The Partnership for Shared Book Collections asks each member to strive to meet the level of the Partnership Best Practices to the best of the Member Program’s ability. While this can vary greatly depending on each member’s resources and scope of programs, it is suggested that shared print programs strive for at least Better-level practices in order to be good stewards of collections and members of shared print programs, but this can vary on ability, scope, and maturity of the program. Some of our Best Practices do not utilize or identify all categories or levels of practice (e.g., Good, Better, Best). In cases where a Best Practice does not, the decision to not include all levels was based on the belief that all criteria should be strived for, as all were practices that should be considered Best, and to not strive for them would be detrimental to the program or its member libraries. Some also lack a Good level because the Better level was already the current standard in the shared print community.

Practices identified as Good are baseline practices for the majority of shared print programs and partners. In many cases these are practices already agreed to per a shared print program’s MOU, or they are considered minimum-level practices for programs. They can be thought of as practices that libraries may already be adhering to as part of shared print stewardship.

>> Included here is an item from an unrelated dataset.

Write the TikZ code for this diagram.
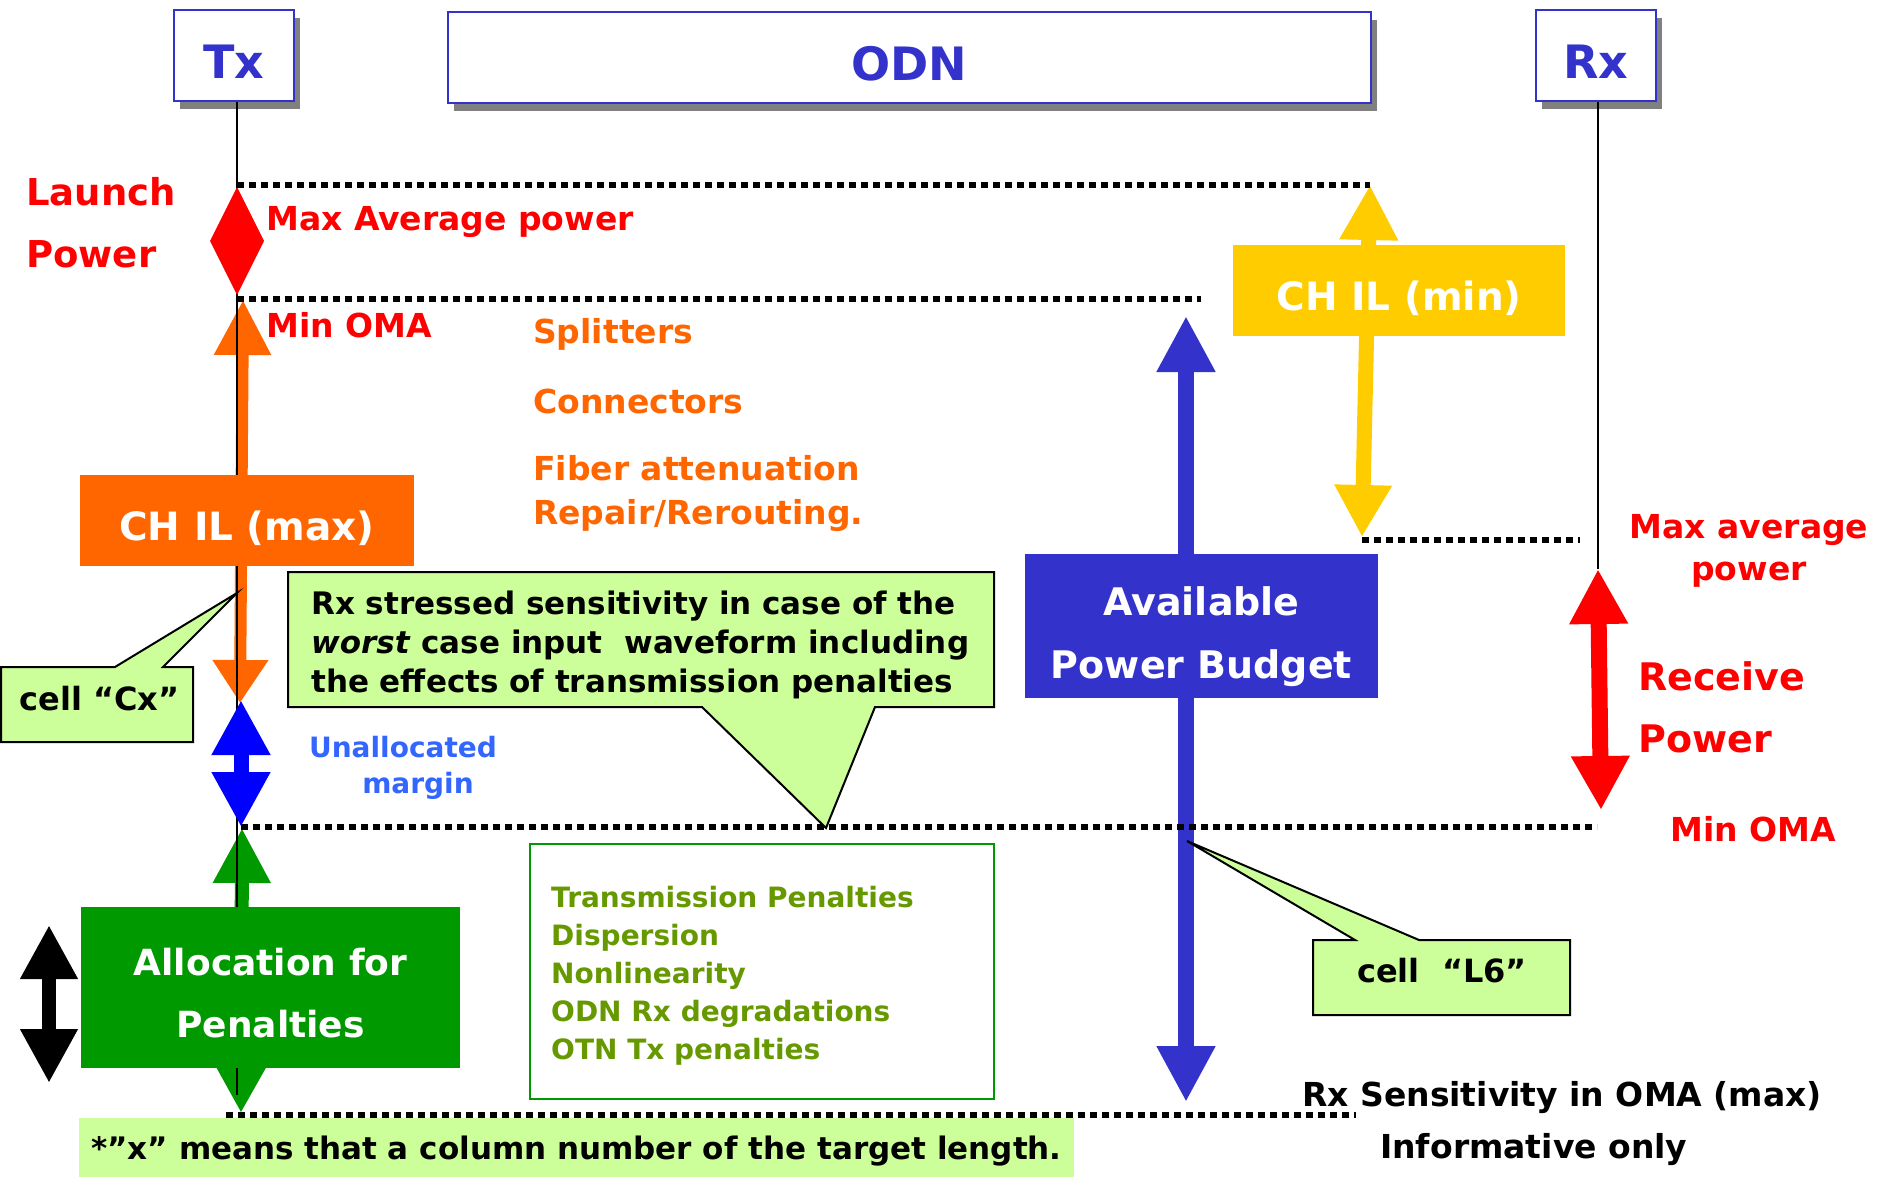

Practices identified as Better are what the majority of our Best Practices are framed around. These are practices that may be standard in most shared print programs, but may not be required by an MOU, or may not be followed regularly.  They can be thought of as practices libraries should adhere to in order to be good stewards of collections and members of a shared print program.

Practices identified as Best are practices that exceed the expectations of the majority of shared print programs and member libraries that participate in those programs. These are often practices that are possible only when resources are available for shared print programs or member libraries. Still, they should be thought of as practices that ensure the preservation of and access to materials through shared print programs today and into the future.

The Aspirational category refers to practices that have been identified as being useful to successful shared print efforts, but that are still in the theoretical phase, or are still in the developmental stage, or are not yet widely used. These practices may utilize new technologies or approaches more commonly used in other disciplines or industries, but they represent solutions that are potentially more efficient or feasible for future shared print practices. Aspirational practices are not expected to be already implemented; rather they are meant to provide insight that may or may not be incorporated into the frameworks of the Good, Better, and Best levels in the future.